Leitsatz
Die Beeinträchtigung der Lese- und Rechtschreibefähigkeit eines Kindes stellt nach Auffassung des BFH nicht in jedem Fall eine Krankheit im Sinne des § 33 EStG dar. Beruht sie auf einer Hirnfunktionsstörung, ist eine Heilbehandlung medizinisch notwendig. Soll dagegen die sprachliche, soziale, psychologische oder pädagogische Entwicklung des Kindes gefördert und unterstützt werden, liegt keine Heilung oder Linderung einer Krankheit vor. Um in einem solchen Fall einen ungerechtfertigten Steuervorteil zu verhindern, sei es unverzichtbar, mit einem vor Beginn der Behandlung erstellten amtsärztlichen Attestes deren medizinische Notwendigkeit nachzuweisen. Ausnahmsweise genügten andere amtliche Unterlagen wie die Bescheinigung einer Versicherungsanstalt oder einer Beihilfestelle. Das FG des Saarlandes entschied jetzt, dass auch eine nachträgliche Bescheinigung ausreicht, wenn von neutraler Stelle eine Erkrankung und der medizinische Behandlungsweg bescheinigt werden und die Behandlung von einem medizinisch-therapeutisch ausgerichteten Team vollzogen wird.
Sachverhalt
Die 10-jährige Tochter der Steuerpflichtigen leidet an einer Lese- und Rechtschreibstörung (Legasthenie oder Dyslexie). Die Diagnose und Behandlung ließen sie vom Institut für Hirnforschung & angewandte Technologie GmbH durchführen. Sie nimmt außerdem an einem Legasthenie-Training bei einer Dipl.-Psychologin teil.
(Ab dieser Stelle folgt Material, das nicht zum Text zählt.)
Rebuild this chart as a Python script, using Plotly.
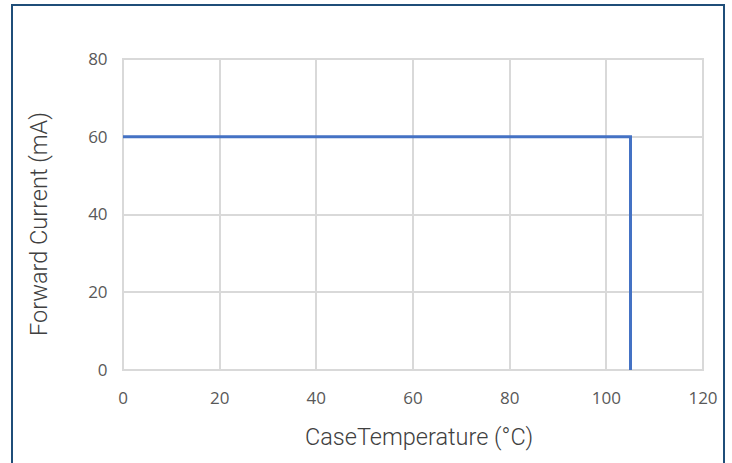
import plotly.graph_objects as go

case_temp = [0, 105, 105]
forward_current = [60, 60, 0]

x_ticks = [0, 20, 40, 60, 80, 100, 120]
y_ticks = [0, 20, 40, 60, 80]

x_title = "CaseTemperature (°C)"
y_title = "Forward Current (mA)"

L, R, T, B = 123, 29, 59, 93
W, H = 732, 463
pw, ph = W - L - R, H - T - B

fig = go.Figure()
fig.add_trace(go.Scatter(x=case_temp, y=forward_current, mode="lines",
                         line=dict(color="#4472C4", width=3), showlegend=False))

tickfont = dict(family="Open Sans, Noto Sans, sans-serif", size=17, color="#595959")
titlefont = dict(family="Roboto, sans-serif", size=23.5, color="#404040", weight=300)

fig.update_layout(
    width=W, height=H,
    margin=dict(l=L, r=R, t=T, b=B),
    paper_bgcolor="white", plot_bgcolor="white",
    xaxis=dict(range=[0, 120], tickvals=x_ticks, showgrid=True, gridcolor="#D9D9D9", gridwidth=2,
               zeroline=False, showline=False, tickfont=tickfont,
               ticks="outside", ticklen=13, tickcolor="rgba(0,0,0,0)"),
    yaxis=dict(range=[0, 80], tickvals=y_ticks, showgrid=True, gridcolor="#D9D9D9", gridwidth=2,
               zeroline=False, showline=False, tickfont=tickfont,
               ticks="outside", ticklen=11, tickcolor="rgba(0,0,0,0)"),
)

# axis titles positioned as in the reference
fig.add_annotation(text=x_title, font=titlefont, showarrow=False,
                   xref="paper", yref="paper", x=(418.5 - L) / pw, y=(H - B - 437) / ph,
                   xanchor="center", yanchor="middle")
fig.add_annotation(text=y_title, font=titlefont, showarrow=False, textangle=-90,
                   xref="paper", yref="paper", x=(39 - L) / pw, y=(H - B - 224) / ph,
                   xanchor="center", yanchor="middle")

# plot-area frame
fig.add_shape(type="rect", xref="paper", yref="paper", x0=0, x1=1, y0=0, y1=1,
              line=dict(color="#D9D9D9", width=2), layer="below")

# outer chart border
fig.add_shape(type="rect", xref="paper", yref="paper",
              x0=(12 - L) / pw, x1=(724 - L) / pw,
              y0=(H - B - 470) / ph, y1=(H - B - 5) / ph,
              line=dict(color="#1F4E79", width=2))

fig.write_html("out.html")
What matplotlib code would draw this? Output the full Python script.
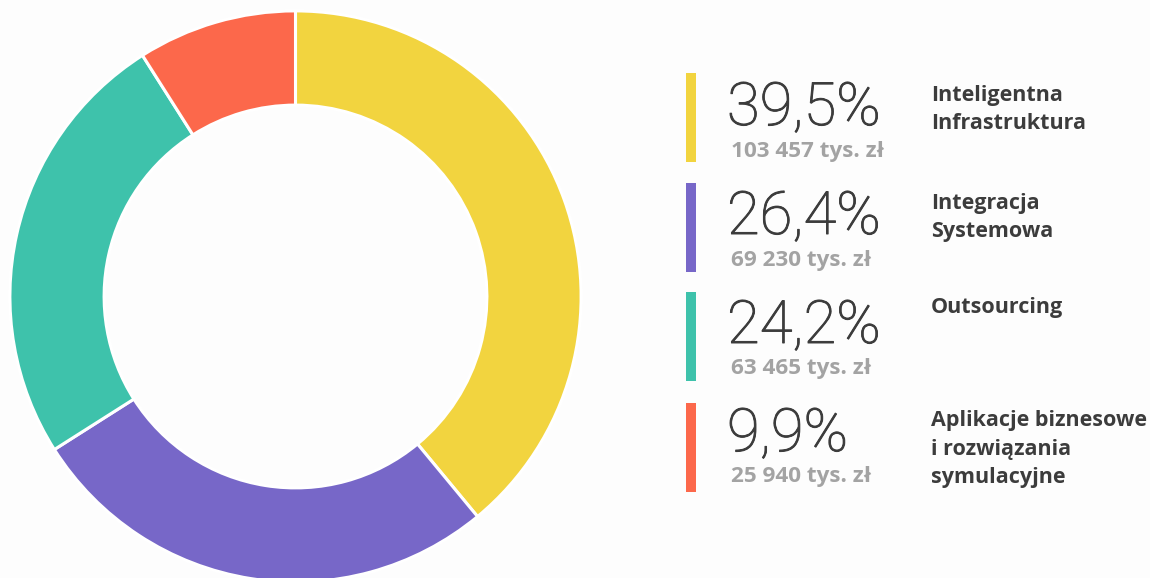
import matplotlib
matplotlib.use("Agg")
import matplotlib.pyplot as plt
import matplotlib.patheffects as pe

categories = [["Inteligentna", "Infrastruktura"],
              ["Integracja", "Systemowa"],
              ["Outsourcing"],
              ["Aplikacje biznesowe", "i rozwiązania", "symulacyjne"]]
share_labels = ["39,5%", "26,4%", "24,2%", "9,9%"]
amounts = ["103 457 tys. zł", "69 230 tys. zł", "63 465 tys. zł", "25 940 tys. zł"]
# arc shares as drawn in the ring of the reference picture (%)
ring_shares = [39.0, 27.0, 25.0, 9.0]
colors = ["#F2D43F", "#7767C8", "#3EC2AB", "#FC684B"]

W, H = 1150, 578
BG = "#FDFDFD"
fig = plt.figure(figsize=(W / 100, H / 100), dpi=100, facecolor=BG)
ax = fig.add_axes([0, 0, 1, 1])
ax.set_facecolor(BG)

cx, cy = 295.5, H - 296.5
r_out, r_in = 285.6, 191.4
ax.pie(ring_shares, colors=colors, startangle=90, counterclock=False,
       center=(cx, cy), radius=r_out,
       wedgeprops=dict(width=r_out - r_in, edgecolor="white", linewidth=2.2))
ax.set_xlim(0, W)
ax.set_ylim(0, H)
ax.set_aspect("equal")
ax.axis("off")

def fy(py):
    return 1 - py / H

def fx(px):
    return px / W

bar_tops = [73, 183, 292, 403]
bar_h = 89
big_base = [125, 234, 343, 451]
sub_base = [157, 266, 374, 482]
lab_base = [101, 209, 313, 426]
DARK = "#3C3C3C"

for i in range(4):
    ax.add_patch(plt.Rectangle((686, H - bar_tops[i] - bar_h), 10, bar_h,
                               facecolor=colors[i], edgecolor="none"))
    fig.text(fx(727), fy(big_base[i]), share_labels[i], family="Roboto",
             fontweight="light", fontsize=43, color=DARK,
             ha="left", va="baseline",
             path_effects=[pe.withStroke(linewidth=0.7, foreground=DARK)])
    fig.text(fx(731), fy(sub_base[i]), amounts[i], family="Open Sans",
             fontweight="bold", fontsize=16.2, color="#A3A3A3",
             ha="left", va="baseline")
    for j, line in enumerate(categories[i]):
        fig.text(fx(931), fy(lab_base[i] + 28.5 * j), line, family="Open Sans",
                 fontweight="bold", fontsize=15.5, color=DARK,
                 ha="left", va="baseline")

fig.savefig("out.png", dpi=100, facecolor=BG)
Im Kalenderjahr 2000 wandten die Eltern hierfür 8.678 DM auf. Aus einer amtsärztlichen Bescheinigung, die erst am 11.9.2001 ausgestellt wurde, geht hervor, dass die Tochter an einer Lese- und Rechtschreibschwäche leide, die durch medizinische Behandlung oder pädagogische Maßnahmen gebessert werden könne. Bei der Tochter werde eine medizinische Behandlung praktiziert, die noch nicht von der Krankenkasse anerkannt sei. Das Finanzamt erkannte die Aufwendungen nicht als außergewöhnliche Belastung an.
Entscheidung
Das FG hält es nicht für vertretbar, generell ein Attest zu verlangen, dass vor Behandlungsbeginn ausgestellt wurde. Denn auch derjenige, dem der Amtsarzt noch keine Bescheinigung erteilt hat, kann dennochkrank sein. Für eine vorzeitige Bescheinigung ergibt sich zudem die praktische Schwierigkeit, dass vor Beginn einer Behandlung eine sichere Diagnose häufig noch nicht möglich ist, weil spezialisierte Ärzte oder andere Einrichtungen noch nicht konsultiert wurden. Wenn von einem FG unter Hinzuziehung eines Sachverständigen festgestellt werden kann, dass von Anfang an eine Krankheit gegeben war, sollten auch die Aufwendungen, die vor der entsprechenden Bescheinigung angefallen sind, als außergewöhnliche Belastung abgezogen werden können. Im Vordergrund steht nicht die Erlangung steuerlicher Vorteile, sondern das Bemühen, der Erkrankung mittels therapeutischer Maßnahmen zu begegnen, denn über die steuerliche Geltendmachung wird erst im Folgejahr, also nach Beginn der Therapie entschieden.
Im Urteilsfall war die amtsärztliche Bescheinigung nicht vor Beginn der Behandlung ausgestellt worden. Gleichwohl sind abzugsfähige Krankheitskosten gegeben, da die nachträgliche Bescheinigung das Vorliegen einer krankhaften Lese-Rechtschreibschwäche diagnostiziert, die möglichen Behandlungsschritte aufzeigt und schließlich feststellt, dass bei der Tochter eine medizinische Behandlung durchgeführt wird. Die fehlende Anerkennung der Behandlung durch die Krankenkasse bleibt ohne Auswirkung, wenn die medizinische Behandlung von einem medizinisch-therapeutisch ausgebildeten Team vollzogen wird.
Hinweis
Das FG ließ die Revision zu, weil der BFH Gelegenheit haben sollte, die Rechtsprechung über die Nachweisgrundsätze bei einer Legasthenie-Behandlung überprüfen zu können.